Code that draws figures:
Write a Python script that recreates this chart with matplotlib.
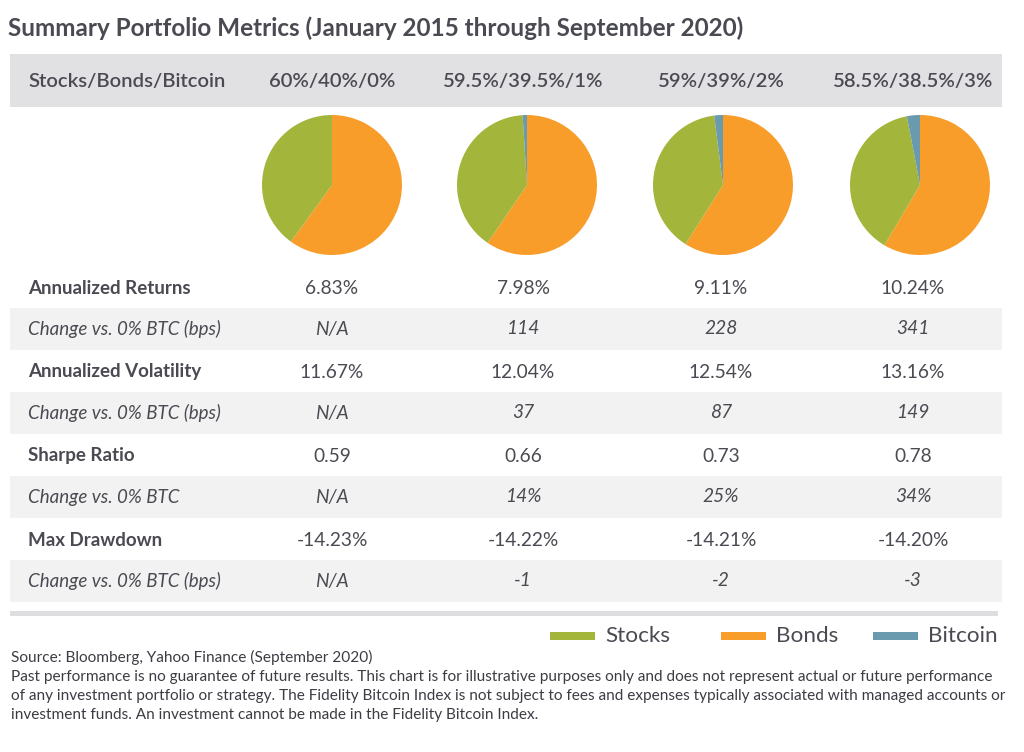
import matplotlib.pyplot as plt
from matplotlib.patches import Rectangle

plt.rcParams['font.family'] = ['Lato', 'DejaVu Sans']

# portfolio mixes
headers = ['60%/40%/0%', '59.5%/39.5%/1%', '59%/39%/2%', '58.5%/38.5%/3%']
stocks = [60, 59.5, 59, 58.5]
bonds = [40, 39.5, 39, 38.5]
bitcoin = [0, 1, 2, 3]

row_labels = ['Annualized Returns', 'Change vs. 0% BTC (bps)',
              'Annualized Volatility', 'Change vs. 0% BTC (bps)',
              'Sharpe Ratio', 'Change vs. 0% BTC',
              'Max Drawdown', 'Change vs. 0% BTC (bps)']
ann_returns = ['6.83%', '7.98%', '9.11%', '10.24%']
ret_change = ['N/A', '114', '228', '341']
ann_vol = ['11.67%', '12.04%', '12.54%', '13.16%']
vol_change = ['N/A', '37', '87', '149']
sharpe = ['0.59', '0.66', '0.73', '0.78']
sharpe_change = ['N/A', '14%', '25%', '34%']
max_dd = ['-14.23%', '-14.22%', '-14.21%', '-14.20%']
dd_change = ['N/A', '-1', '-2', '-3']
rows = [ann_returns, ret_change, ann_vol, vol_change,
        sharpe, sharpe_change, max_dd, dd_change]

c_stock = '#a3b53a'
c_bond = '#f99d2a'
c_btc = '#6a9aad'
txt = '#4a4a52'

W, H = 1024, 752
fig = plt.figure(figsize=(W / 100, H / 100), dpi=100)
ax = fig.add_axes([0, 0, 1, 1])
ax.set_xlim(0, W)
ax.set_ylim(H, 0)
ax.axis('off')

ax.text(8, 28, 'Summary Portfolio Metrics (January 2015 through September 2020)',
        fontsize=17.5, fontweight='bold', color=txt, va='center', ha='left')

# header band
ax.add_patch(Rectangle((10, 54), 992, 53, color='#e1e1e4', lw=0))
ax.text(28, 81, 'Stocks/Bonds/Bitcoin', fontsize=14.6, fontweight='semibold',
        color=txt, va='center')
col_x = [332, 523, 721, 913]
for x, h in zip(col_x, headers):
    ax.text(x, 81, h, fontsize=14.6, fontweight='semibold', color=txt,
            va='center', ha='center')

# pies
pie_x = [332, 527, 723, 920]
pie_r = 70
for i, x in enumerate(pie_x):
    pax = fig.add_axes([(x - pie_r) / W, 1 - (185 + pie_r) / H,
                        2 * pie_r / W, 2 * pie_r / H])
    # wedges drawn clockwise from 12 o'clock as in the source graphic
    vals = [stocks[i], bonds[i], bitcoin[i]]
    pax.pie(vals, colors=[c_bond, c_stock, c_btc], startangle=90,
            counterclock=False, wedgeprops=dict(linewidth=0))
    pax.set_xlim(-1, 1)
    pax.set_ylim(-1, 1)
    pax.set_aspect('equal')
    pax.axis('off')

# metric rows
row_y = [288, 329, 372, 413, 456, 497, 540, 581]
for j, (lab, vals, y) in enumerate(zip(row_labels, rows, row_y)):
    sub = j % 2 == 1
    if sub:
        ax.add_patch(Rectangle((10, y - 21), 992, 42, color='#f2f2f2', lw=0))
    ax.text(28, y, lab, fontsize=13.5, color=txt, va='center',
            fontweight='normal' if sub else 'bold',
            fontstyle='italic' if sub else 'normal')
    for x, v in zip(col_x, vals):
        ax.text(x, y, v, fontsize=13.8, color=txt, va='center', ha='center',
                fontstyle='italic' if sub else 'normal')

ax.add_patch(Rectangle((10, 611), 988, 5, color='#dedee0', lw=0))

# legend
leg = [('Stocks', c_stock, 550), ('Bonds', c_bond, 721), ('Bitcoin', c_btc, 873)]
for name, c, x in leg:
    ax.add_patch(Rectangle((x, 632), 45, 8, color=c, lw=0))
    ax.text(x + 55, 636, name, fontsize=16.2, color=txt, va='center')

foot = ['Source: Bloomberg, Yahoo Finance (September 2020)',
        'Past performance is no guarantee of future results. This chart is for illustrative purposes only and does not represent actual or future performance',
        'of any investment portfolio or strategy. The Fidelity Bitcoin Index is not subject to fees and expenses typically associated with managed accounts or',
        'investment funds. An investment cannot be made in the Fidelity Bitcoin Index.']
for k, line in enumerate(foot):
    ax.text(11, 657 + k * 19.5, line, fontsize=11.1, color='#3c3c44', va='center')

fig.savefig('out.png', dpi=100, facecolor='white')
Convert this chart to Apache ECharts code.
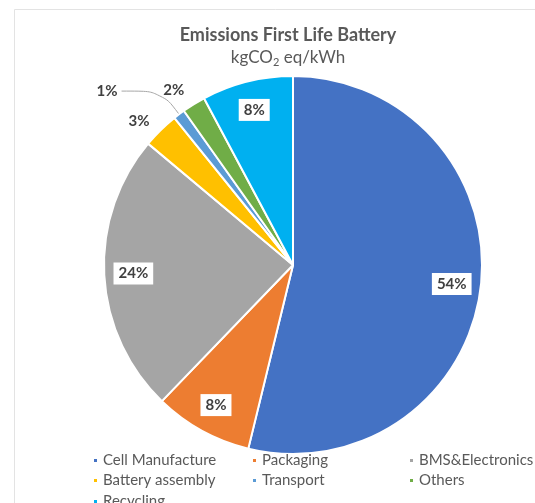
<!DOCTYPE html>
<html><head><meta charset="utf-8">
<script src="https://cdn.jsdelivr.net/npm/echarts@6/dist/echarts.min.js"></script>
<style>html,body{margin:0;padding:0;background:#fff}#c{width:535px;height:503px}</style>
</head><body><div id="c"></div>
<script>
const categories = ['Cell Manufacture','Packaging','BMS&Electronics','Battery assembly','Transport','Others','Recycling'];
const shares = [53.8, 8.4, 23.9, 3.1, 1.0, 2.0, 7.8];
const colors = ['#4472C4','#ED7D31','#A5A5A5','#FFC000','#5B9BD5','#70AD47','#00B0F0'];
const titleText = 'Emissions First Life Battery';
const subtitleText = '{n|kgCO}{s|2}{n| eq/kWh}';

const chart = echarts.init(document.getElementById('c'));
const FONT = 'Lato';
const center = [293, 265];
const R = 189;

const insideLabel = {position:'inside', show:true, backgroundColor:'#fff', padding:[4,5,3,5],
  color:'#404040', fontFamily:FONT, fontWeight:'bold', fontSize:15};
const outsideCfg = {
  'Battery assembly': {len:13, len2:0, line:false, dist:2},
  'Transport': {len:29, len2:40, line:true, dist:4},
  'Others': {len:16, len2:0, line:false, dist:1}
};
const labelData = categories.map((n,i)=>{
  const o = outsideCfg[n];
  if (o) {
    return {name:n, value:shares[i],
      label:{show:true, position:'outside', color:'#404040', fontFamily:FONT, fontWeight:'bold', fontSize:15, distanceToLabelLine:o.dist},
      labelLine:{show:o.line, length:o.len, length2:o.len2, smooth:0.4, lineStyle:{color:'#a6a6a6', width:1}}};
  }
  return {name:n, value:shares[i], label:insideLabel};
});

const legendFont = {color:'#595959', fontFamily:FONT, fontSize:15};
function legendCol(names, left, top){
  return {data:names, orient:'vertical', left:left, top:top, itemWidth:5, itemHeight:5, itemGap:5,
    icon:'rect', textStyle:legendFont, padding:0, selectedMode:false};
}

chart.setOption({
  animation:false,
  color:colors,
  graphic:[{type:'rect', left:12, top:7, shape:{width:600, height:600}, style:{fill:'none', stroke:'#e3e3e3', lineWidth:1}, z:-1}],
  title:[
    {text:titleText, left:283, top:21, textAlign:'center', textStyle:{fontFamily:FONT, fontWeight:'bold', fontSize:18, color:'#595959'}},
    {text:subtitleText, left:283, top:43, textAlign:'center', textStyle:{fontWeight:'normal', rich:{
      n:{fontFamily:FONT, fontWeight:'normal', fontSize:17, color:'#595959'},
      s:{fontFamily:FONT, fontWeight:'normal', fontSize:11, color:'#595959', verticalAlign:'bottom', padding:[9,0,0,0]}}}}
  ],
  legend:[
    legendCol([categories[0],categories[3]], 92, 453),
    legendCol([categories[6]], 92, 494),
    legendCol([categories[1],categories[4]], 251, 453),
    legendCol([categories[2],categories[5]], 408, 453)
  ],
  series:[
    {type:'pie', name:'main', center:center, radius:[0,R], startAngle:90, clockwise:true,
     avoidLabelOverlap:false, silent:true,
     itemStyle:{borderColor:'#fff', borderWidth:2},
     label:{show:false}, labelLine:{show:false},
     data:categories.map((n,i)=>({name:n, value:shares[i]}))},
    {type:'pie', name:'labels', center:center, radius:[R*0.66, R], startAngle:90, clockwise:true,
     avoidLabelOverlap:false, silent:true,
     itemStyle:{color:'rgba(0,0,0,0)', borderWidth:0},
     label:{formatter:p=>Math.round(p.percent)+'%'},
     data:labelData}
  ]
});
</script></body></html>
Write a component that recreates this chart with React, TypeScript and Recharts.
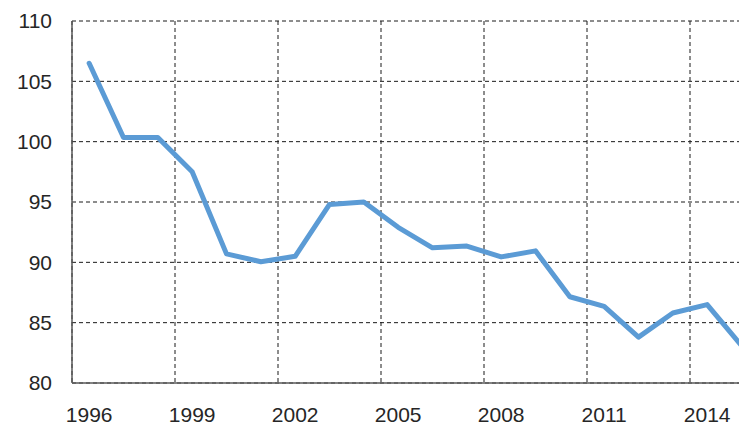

▶ Problem to work on
Pictures do not belong in the copy. Reproduce exactly the lines from the one with "Convert this chart to Apache ECharts code." to the one with "const R = 189;", both lines included.

▶ Result below
Convert this chart to Apache ECharts code.
<!DOCTYPE html>
<html><head><meta charset="utf-8">
<script src="https://cdn.jsdelivr.net/npm/echarts@6/dist/echarts.min.js"></script>
<style>html,body{margin:0;padding:0;background:#fff}#c{width:535px;height:503px}</style>
</head><body><div id="c"></div>
<script>
const categories = ['Cell Manufacture','Packaging','BMS&Electronics','Battery assembly','Transport','Others','Recycling'];
const shares = [53.8, 8.4, 23.9, 3.1, 1.0, 2.0, 7.8];
const colors = ['#4472C4','#ED7D31','#A5A5A5','#FFC000','#5B9BD5','#70AD47','#00B0F0'];
const titleText = 'Emissions First Life Battery';
const subtitleText = '{n|kgCO}{s|2}{n| eq/kWh}';

const chart = echarts.init(document.getElementById('c'));
const FONT = 'Lato';
const center = [293, 265];
const R = 189;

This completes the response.